Frenesí
Mantiene firme el paso. Son las once y cuarto. El reloj bromea con él. Corre el tiempo en su contra. Intenta aligerar la marcha. Tropieza pero no cae. Se lleva una mano al pecho. Resopla. En el horizonte ya lo divisa. Al fin ve el estadio. Aún permanece calmo el ambiente en El Arenal. Pero el tipo piensa que no llega. Crecen sus nervios. Metro tras metro, queda casi sin aliento. Revisa su muñeca. Son las once y media. Está en la puerta. Pasa el torno y suspira.
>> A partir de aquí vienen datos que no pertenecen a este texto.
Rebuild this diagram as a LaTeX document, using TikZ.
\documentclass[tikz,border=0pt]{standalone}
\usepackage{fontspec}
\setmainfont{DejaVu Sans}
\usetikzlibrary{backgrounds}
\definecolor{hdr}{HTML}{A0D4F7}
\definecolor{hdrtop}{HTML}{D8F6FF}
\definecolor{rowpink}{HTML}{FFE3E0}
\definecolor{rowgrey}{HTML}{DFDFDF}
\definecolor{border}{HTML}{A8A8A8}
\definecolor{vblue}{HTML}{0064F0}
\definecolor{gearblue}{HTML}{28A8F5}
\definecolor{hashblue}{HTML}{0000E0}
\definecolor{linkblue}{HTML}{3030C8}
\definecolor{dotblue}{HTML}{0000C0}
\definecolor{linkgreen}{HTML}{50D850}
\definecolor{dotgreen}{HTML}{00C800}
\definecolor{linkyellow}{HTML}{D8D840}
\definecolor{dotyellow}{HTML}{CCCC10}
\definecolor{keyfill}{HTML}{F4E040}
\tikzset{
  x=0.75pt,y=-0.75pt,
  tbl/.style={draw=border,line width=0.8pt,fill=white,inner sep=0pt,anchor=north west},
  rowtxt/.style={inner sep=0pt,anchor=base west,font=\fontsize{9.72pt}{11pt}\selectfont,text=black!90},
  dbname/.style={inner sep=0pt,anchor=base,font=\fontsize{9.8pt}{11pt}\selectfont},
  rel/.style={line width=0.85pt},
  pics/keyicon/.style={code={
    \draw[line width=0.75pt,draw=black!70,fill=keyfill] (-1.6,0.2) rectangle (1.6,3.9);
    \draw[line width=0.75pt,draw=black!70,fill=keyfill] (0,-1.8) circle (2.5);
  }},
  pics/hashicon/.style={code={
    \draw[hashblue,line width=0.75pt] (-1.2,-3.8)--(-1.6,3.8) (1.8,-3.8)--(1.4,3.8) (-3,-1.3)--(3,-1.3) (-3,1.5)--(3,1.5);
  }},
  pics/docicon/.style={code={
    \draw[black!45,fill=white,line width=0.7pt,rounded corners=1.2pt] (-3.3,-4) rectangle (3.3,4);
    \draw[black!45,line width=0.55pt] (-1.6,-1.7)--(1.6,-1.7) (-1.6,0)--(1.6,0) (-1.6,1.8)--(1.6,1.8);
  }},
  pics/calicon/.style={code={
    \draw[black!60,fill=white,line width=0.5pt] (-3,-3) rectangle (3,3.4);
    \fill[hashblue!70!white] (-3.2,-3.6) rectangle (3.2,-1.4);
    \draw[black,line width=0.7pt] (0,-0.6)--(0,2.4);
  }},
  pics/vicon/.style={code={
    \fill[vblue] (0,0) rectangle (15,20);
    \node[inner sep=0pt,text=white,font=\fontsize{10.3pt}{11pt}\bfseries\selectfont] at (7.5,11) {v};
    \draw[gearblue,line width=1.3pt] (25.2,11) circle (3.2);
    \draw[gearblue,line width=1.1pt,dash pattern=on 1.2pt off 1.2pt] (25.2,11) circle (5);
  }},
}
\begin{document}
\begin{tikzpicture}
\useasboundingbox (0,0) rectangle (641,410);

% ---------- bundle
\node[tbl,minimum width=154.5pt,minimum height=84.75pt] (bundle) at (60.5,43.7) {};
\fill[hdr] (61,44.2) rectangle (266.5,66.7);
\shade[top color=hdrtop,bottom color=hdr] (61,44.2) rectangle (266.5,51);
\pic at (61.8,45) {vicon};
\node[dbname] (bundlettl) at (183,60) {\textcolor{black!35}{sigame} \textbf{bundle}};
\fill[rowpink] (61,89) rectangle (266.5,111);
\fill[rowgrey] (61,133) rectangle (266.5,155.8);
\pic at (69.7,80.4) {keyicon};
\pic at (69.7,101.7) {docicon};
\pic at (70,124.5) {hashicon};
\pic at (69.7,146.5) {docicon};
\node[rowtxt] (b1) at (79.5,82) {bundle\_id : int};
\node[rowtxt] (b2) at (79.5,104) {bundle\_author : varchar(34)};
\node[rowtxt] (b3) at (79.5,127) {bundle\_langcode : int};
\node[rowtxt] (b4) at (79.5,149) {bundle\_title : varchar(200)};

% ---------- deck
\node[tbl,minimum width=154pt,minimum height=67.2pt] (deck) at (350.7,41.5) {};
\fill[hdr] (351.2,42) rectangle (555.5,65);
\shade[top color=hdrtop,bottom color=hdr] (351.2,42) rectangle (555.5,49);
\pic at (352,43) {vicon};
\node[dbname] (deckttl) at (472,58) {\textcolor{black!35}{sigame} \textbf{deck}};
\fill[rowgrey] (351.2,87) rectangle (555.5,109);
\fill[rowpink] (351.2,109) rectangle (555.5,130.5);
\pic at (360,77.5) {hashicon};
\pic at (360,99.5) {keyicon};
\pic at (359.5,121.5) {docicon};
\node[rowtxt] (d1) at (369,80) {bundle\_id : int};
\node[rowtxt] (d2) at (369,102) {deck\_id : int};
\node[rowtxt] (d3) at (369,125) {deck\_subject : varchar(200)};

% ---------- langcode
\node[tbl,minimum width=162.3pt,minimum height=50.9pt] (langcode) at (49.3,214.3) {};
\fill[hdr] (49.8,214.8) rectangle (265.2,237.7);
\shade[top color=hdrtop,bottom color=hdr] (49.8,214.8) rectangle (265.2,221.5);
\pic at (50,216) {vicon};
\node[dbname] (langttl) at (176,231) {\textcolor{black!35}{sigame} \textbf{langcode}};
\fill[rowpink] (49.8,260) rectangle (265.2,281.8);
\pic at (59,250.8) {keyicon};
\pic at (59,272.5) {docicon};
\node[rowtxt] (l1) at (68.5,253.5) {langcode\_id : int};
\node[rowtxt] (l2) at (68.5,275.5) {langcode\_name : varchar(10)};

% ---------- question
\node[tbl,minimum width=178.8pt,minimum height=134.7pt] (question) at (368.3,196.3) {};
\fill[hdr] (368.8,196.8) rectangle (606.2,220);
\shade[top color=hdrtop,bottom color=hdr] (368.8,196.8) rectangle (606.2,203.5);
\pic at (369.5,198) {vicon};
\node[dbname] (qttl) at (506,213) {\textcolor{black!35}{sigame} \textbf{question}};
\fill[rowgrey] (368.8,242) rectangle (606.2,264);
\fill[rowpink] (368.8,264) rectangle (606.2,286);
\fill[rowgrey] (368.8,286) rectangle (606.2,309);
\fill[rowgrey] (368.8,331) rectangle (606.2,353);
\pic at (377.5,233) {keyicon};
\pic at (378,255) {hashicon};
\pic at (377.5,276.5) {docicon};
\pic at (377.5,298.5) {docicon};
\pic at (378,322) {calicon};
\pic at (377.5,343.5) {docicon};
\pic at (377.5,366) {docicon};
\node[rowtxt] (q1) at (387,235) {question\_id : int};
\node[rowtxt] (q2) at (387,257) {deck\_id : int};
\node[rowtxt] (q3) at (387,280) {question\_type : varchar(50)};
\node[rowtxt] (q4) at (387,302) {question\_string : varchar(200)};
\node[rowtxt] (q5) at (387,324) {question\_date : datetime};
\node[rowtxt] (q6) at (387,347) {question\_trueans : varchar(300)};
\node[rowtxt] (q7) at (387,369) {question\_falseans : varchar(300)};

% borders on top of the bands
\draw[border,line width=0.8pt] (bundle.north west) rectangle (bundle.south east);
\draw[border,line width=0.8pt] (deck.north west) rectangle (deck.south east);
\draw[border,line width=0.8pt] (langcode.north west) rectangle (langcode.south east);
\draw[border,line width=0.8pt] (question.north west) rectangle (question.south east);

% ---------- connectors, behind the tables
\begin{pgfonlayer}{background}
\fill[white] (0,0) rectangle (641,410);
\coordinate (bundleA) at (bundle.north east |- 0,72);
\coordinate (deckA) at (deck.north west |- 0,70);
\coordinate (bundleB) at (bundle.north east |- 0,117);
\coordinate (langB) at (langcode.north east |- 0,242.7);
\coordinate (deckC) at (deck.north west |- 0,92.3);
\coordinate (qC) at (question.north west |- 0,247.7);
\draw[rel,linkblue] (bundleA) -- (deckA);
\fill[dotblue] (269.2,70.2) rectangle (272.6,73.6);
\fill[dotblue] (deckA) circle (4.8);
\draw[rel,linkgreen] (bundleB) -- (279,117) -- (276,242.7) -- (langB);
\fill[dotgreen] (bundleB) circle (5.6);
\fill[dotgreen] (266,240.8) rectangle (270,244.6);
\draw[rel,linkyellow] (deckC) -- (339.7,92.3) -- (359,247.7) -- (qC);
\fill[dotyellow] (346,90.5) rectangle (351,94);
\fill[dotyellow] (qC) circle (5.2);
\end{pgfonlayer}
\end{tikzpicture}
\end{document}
Siente una leve relajación. Avanza ahora, ya dentro de El Arcángel, con más tranquilidad. Busca su butaca. Se sienta. De una vez por todas respira. Ahora toca luchar contra la ansiedad. La espera le atormenta. Y deja escapar los minutos con una mirada acá y otra más allá.
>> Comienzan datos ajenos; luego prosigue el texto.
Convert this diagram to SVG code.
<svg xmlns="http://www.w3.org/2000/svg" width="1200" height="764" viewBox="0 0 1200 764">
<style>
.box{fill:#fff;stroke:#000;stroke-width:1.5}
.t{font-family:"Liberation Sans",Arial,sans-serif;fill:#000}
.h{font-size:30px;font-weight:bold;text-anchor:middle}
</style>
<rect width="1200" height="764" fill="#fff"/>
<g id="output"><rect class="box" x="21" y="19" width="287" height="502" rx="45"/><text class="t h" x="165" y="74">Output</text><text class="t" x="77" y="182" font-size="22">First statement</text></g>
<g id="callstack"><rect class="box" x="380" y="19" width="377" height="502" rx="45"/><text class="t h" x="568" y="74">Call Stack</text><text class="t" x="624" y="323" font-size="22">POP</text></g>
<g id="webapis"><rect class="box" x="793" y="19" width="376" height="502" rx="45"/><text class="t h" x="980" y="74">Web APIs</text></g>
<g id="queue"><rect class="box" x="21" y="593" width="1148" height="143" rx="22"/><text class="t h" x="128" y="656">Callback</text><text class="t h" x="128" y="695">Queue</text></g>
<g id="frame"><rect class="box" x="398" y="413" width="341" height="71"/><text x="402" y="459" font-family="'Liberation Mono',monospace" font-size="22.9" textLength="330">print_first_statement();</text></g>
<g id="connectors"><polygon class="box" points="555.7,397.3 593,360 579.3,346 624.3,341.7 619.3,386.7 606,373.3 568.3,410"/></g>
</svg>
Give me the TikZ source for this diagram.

Sin apenas percibirlo, los minutos vuelan. De repente, suenan los primeros acordes del himno. Como marca la tradición, enseguida la megafonía calla. La grada acaricia el lleno. Otra vez, y con una afluencia de espectadores visualmente mayor que la oficial. “Sobre el campo la verdad, sobre mi corazón te llevo Córdoba”, cantan miles de voces al unísono. El hombre también entona la letra. Intensa es la mañana a orillas del río. El frío lo combate con palmas. El estrés con algún que otro grito. A veces, desmesurado. El Córdoba impone su ley en el campo. Supera al Valladolid de forma constante. Pero el gol no sube al marcador. No acierta el equipo de Sandoval. Y como las campanas que doblan, el marcador anuncia el golpe. Marca Moyano.
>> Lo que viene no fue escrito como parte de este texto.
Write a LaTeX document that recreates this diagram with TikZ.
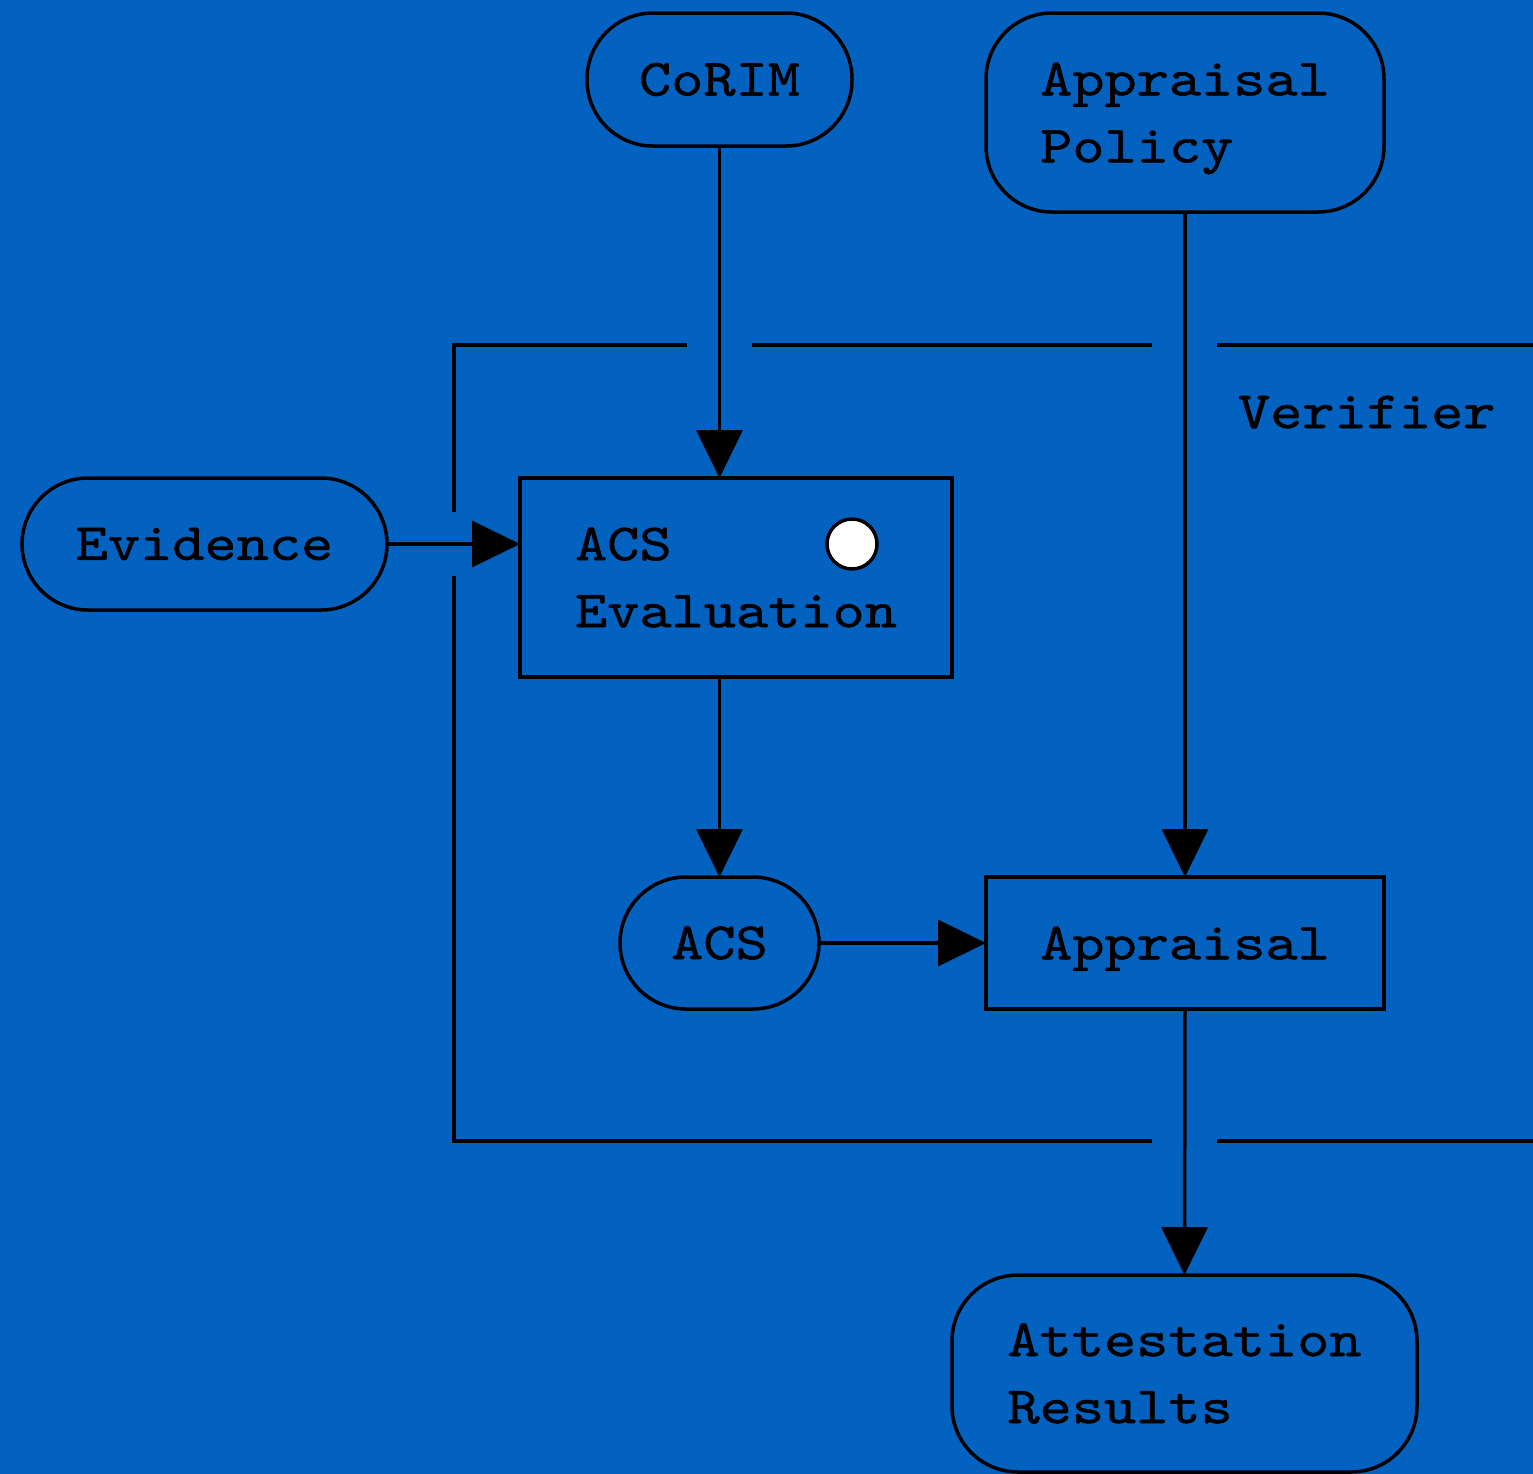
\documentclass[tikz,border=0pt]{standalone}
\usepackage{fontspec}
\newfontfamily\courlike{lmmono10-regular}[Extension=.otf, FakeStretch=1.17, FakeBold=1]
\usetikzlibrary{arrows.meta}
\definecolor{bgblue}{RGB}{3,98,192}
\begin{document}
\begin{tikzpicture}[x=0.5pt,y=-0.5pt,
  every node/.style={line width=1.75pt, draw=black, inner sep=0pt, outer sep=0pt,
    font=\courlike\fontsize{26.2}{33.5}\selectfont, align=left},
  pill/.style={rounded corners=33pt},
  boxnode/.style={},
  flow/.style={line width=1.75pt, -{Triangle[length=24pt,width=23pt]}},
  frame/.style={line width=1.75pt},
  label/.style={draw=none}]
\useasboundingbox (0,0) rectangle (1533,1474);
\fill[bgblue] (0,0) rectangle (1533,1474);

\node[pill, minimum width=132.5pt, minimum height=66.5pt] (corim) at (719.5,79.5) {CoRIM};
\node[pill, minimum width=199pt, minimum height=99.5pt, text depth=0pt] (policy) at (1185,112.5) {Appraisal\\Policy};
\node[pill, minimum width=182.5pt, minimum height=66pt] (evidence) at (204.5,544) {Evidence};
\node[boxnode, minimum width=216pt, minimum height=99.5pt] (eval) at (736,577.5) {ACS\\Evaluation};
\node[pill, minimum width=99.5pt, minimum height=66pt] (acs) at (719.5,943) {ACS};
\node[boxnode, minimum width=199pt, minimum height=66pt, text depth=0pt] (appraisal) at (1185,943) {Appraisal};
\node[pill, minimum width=232.5pt, minimum height=98.5pt] (results) at (1184.5,1373.5) {Attestation\\Results};
\node[circle, fill=white, minimum size=25pt] (dot) at (852,544) {};
\node[label, anchor=base west] (verifier) at (1238,428) {Verifier};

% verifier frame
\coordinate (f1) at (454,512);
\coordinate (f2) at (454,345);
\coordinate (f3) at (687,345);
\coordinate (f4) at (752,345);
\coordinate (f5) at (1152,345);
\coordinate (f6) at (1217,345);
\coordinate (f7) at (1533,345);
\coordinate (g1) at (454,576);
\coordinate (g2) at (454,1141);
\coordinate (g3) at (1152,1141);
\coordinate (g4) at (1217,1141);
\coordinate (g5) at (1533,1141);
\draw[frame] (f1) -- (f2) -- (f3);
\draw[frame] (f4) -- (f5);
\draw[frame] (f6) -- (f7);
\draw[frame] (g1) -- (g2) -- (g3);
\draw[frame] (g4) -- (g5);

% connectors
\draw[flow] (corim.south) -- (corim.south |- eval.north);
\draw[flow] (evidence.east) -- (evidence.east -| eval.west);
\draw[flow] (acs.north |- eval.south) -- (acs.north);
\draw[flow] (acs.east) -- (appraisal.west);
\draw[flow] (policy.south) -- (appraisal.north);
\draw[flow] (appraisal.south) -- (results.north);
\end{tikzpicture}
\end{document}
El descanso mortifica. Cree que es una tortura. Piensa en la crueldad del destino. Ni siquiera cuando lo merece obtiene premio el Córdoba. Siente el pulso más acelerado de lo normal. Se lleva una mano al pecho. “A mí me va a dar un jamacuco”, comenta al aire. Arranca la segunda parte. El Valladolid aterroriza en ataque. Penalti. El hombre clama al cielo. Grita y hace aspavientos. Repite lo que es la actitud generalizada en el estadio en ese momento. Pero siempre hay que contar con el portero. Más si cabe cuando éste es Kieszek. El polaco detiene. Vibra El Arcángel. Acto seguido, una fea jugada supone la expulsión de un rival. Hay tangana. Suben los decibelios. Y la fe de una afición, entonces sí, definitivamente ya, entregada.
Cobra un ritmo vertiginoso el partido. El Córdoba insiste. Sandoval saca artillería. Y más. Y un poco más. Jovanovic encuentra premio. La locura se desata en la grada. “Sí, se puede”, exclama la afición. El hombre entonces resopla. Late el corazón más deprisa de lo habitual. Lo intenta el conjunto blanquiverde. Una vez, otra y otra más. Hasta que Sergi Guardiola culmina la remontada. Ruge El Arcángel, que por instantes pareciera venirse abajo en cualquier momento. El tipo salta de tal forma que pudiera tocar las nubes. Aún resta lo peor: el tramo definitivo del encuentro. La prolongación. El Valladolid trata de apretar. No puede, no se lo permiten los califales. El silbato del árbitro se escucha por última vez. El éxtasis invade a seguidores y futbolistas. Es el reflejo de la pasión más auténtica, del sentimiento más irreprimible. Es frenesí.